Hired goons. A rottweiler. Sabotage. Coney Island.

If you think this sounds like the plot from a classic crime epic about Brooklyn, you’d be right. But also these things relate to an ongoing lawsuit alleging one group’s “takeover” of a synagogue in the sleepy neighborhood of Seagate, at the far western edge of Coney Island.

The suit pits one faction of Kneses Israel of Seagate against another — though both sides have appeared to challenge the other’s legitimacy — and also is a skirmish between two Jewish sects. As reported by Spectrum News, the suit is rooted in an arrangement the synagogue made with a local yeshiva, renting out part of its building to them about a dozen years ago. The synagogue is part of the Chabad Hasidic movement; the yeshiva is Satmar Hasidic.

The synagogue has endured significant troubles in the intervening years since granting the lease to the yeshiva. In 2012, it was flooded during Superstorm Sandy. Two years ago, during Passover, a fire nearly destroyed its main sanctuary.

The synagogue told the yeshiva it could not renew the yeshiva’s lease on the portion of the building it was renting. The school has refused to leave.

But after the synagogue elected a new president last year, the old president gave the yeshiva a new lease.
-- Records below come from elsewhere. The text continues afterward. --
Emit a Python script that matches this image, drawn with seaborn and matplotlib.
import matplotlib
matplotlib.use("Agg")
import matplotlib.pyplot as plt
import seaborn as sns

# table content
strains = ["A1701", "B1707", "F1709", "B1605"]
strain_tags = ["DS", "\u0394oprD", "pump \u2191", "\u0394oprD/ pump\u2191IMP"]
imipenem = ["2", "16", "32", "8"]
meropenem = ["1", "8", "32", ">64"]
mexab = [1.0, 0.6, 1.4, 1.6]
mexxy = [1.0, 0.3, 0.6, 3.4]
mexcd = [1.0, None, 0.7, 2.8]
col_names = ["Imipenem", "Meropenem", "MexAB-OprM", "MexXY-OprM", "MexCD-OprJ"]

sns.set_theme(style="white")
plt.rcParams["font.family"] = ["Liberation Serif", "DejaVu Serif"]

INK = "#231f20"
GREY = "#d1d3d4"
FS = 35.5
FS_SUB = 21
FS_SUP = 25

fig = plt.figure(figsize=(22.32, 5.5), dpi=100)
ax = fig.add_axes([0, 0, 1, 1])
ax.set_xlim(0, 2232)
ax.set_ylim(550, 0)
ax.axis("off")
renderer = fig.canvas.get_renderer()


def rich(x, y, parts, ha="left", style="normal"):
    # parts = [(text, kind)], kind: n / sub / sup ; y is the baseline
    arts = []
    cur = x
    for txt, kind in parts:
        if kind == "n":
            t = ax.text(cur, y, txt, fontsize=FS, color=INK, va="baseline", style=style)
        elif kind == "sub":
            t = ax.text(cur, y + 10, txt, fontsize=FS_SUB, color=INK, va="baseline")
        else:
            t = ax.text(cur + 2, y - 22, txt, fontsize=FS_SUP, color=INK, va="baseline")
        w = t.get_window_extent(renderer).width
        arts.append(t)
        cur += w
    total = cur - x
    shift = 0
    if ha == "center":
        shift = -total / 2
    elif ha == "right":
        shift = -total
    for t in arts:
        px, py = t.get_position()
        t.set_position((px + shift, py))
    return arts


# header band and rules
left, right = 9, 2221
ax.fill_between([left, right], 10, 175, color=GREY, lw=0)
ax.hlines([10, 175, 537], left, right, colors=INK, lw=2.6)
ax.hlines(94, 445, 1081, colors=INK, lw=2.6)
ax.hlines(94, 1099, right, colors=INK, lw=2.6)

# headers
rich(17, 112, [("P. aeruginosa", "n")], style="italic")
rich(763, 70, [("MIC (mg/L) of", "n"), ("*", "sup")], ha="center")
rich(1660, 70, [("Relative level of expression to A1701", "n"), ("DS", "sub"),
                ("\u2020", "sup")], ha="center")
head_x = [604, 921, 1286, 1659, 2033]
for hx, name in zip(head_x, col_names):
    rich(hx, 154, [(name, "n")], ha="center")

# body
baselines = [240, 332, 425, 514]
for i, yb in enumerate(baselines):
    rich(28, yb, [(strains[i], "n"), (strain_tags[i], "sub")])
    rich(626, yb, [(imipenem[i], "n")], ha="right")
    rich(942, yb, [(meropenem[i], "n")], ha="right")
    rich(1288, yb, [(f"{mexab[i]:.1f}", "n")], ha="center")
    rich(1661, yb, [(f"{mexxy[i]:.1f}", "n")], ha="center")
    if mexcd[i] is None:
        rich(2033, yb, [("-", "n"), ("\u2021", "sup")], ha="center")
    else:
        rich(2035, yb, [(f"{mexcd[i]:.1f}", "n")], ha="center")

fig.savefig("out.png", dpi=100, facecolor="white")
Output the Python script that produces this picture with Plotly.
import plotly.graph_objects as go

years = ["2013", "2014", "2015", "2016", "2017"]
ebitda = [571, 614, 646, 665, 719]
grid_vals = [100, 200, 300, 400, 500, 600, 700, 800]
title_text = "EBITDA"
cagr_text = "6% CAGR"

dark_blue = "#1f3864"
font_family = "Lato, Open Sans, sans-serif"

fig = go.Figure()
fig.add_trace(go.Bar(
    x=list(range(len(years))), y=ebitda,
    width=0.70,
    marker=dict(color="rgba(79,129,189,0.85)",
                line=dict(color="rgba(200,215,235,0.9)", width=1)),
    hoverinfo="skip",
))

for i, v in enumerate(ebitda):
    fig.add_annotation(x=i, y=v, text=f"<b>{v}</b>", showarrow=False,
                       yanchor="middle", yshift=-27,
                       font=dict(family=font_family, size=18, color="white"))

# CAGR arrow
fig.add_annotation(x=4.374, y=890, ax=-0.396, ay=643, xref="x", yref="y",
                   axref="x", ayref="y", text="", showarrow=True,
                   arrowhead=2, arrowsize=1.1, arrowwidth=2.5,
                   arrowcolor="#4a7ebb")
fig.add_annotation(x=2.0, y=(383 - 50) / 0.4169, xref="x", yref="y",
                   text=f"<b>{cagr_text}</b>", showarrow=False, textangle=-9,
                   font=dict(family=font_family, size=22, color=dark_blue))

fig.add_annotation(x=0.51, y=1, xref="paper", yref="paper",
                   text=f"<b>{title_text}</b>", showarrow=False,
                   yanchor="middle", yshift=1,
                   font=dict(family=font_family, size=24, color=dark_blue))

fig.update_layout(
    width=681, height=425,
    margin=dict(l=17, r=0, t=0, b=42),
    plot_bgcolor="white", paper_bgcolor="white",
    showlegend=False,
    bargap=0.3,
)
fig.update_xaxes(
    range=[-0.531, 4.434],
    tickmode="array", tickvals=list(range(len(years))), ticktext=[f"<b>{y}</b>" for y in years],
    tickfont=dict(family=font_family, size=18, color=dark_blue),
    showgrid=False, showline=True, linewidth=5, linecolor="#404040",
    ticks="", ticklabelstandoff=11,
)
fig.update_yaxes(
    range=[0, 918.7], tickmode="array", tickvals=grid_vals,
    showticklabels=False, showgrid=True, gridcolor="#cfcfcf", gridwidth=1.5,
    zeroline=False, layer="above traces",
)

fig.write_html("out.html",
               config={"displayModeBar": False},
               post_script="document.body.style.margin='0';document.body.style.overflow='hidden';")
The yeshiva then began locking the Kneses Israel congregants out of their half of the building.

The yeshiva has called for the arrest of Rabbi Chaim Brikman, the Chabad emissary who is the apparent leader of Kneses Israel.

But a Twitter account purportedly associated with Kneses Israel has a low opinion of Brikman, who it claimed is not a “real” rabbi. (A lawsuit against Brikman and others does not make this claim, and refers to Brikman by his title of rabbi.)

One tweet accuses “Shia,” supposedly a “hired goon” of Brikman’s, of “intimidating” people at the synagogue with his dog. The accompanying video appears to show the dog calmly sniffing people around it and waiting for opportunities to sit down.

Plaintiffs also alleged that Brikman hired other “goons” to keep congregants out of the synagogue for Shabbat morning prayers, forcing them to pray outside or elsewhere. Brikman’s lawyer, in return, says the synagogue is using “storm trooper tactics” to try and enter the building to pray.

According to Spectrum, the yeshiva says that it is caught in the middle of a fight between Kneses Israel’s old and new boards.

The ongoing dispute has hit congregants hard.

“This is my place of worship,” said Jodi Sabul. “My grandparents worshipped here. How dare you tell me I can’t come in. It’s heartbreaking. It’s just heartbreaking.”